» **Directions**: Reading the listing below, count the lines that contain the word "this" and give that count alone.

» **Task input**:
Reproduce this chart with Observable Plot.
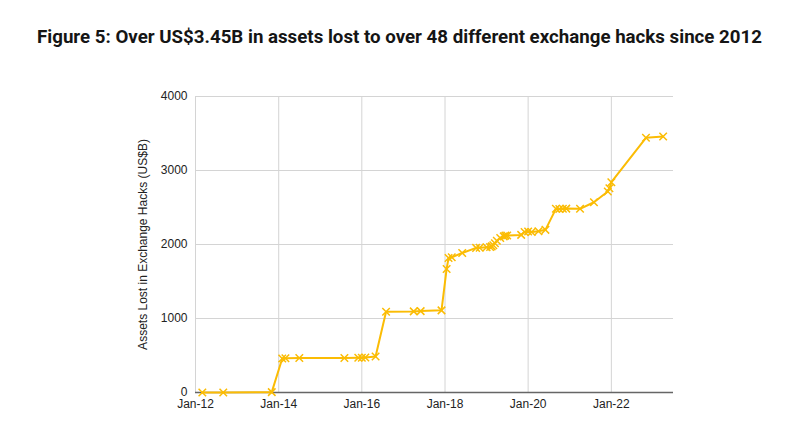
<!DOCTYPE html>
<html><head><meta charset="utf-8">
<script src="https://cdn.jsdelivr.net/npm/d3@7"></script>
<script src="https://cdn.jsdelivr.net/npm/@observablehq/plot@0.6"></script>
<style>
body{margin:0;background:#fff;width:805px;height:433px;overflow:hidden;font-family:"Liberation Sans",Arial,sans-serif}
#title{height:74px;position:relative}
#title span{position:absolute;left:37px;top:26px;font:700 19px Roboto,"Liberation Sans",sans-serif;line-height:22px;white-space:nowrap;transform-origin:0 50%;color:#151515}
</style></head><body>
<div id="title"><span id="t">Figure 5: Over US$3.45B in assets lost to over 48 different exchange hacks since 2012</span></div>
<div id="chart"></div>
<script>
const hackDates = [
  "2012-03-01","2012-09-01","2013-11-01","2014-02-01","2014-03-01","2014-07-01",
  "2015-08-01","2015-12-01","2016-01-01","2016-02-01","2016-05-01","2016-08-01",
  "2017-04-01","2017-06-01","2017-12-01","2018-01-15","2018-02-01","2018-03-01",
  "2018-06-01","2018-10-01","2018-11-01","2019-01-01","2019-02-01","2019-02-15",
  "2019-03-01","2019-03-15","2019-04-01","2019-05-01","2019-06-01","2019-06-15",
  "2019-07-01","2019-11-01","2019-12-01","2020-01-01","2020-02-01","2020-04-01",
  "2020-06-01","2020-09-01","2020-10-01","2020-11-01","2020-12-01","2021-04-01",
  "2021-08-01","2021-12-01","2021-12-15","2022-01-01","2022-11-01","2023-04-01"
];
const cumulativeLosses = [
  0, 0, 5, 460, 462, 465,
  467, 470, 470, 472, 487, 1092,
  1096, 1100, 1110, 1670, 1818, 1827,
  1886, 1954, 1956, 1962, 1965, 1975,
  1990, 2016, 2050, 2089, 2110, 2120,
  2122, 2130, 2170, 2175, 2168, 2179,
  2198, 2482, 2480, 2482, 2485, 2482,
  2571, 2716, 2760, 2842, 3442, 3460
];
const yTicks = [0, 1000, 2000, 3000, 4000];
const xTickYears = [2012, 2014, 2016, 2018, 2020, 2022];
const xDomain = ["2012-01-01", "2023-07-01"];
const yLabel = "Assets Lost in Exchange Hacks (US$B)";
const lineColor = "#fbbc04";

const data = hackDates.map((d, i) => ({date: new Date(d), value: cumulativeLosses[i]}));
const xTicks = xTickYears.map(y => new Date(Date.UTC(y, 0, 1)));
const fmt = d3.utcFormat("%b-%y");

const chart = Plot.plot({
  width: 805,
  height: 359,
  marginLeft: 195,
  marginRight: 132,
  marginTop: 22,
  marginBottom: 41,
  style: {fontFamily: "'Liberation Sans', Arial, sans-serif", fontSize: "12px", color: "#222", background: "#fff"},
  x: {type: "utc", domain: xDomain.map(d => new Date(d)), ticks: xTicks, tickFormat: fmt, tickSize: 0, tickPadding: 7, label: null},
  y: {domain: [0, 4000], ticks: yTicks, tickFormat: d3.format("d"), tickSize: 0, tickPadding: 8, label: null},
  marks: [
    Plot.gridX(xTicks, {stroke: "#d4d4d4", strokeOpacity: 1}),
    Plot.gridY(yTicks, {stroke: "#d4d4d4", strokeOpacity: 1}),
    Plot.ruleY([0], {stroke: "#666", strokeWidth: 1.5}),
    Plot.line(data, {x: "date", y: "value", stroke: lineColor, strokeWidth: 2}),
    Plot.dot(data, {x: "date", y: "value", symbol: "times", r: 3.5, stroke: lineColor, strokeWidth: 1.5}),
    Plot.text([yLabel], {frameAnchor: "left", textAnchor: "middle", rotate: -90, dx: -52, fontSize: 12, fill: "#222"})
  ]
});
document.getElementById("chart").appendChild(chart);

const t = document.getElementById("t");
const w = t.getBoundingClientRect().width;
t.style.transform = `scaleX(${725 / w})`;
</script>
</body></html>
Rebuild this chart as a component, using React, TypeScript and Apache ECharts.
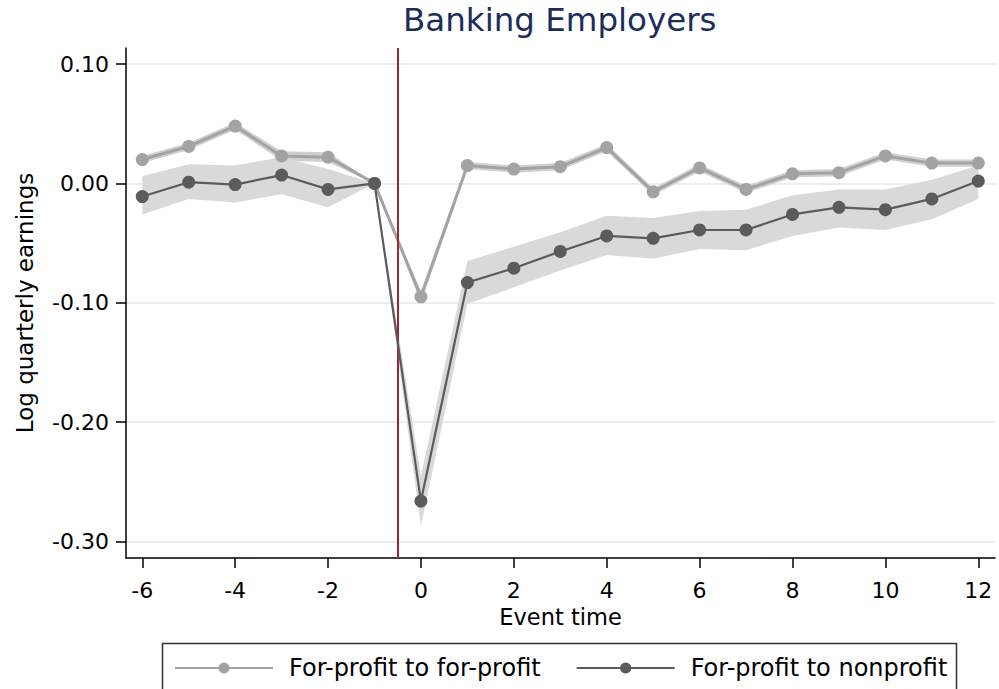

» **Exercise answer**: 2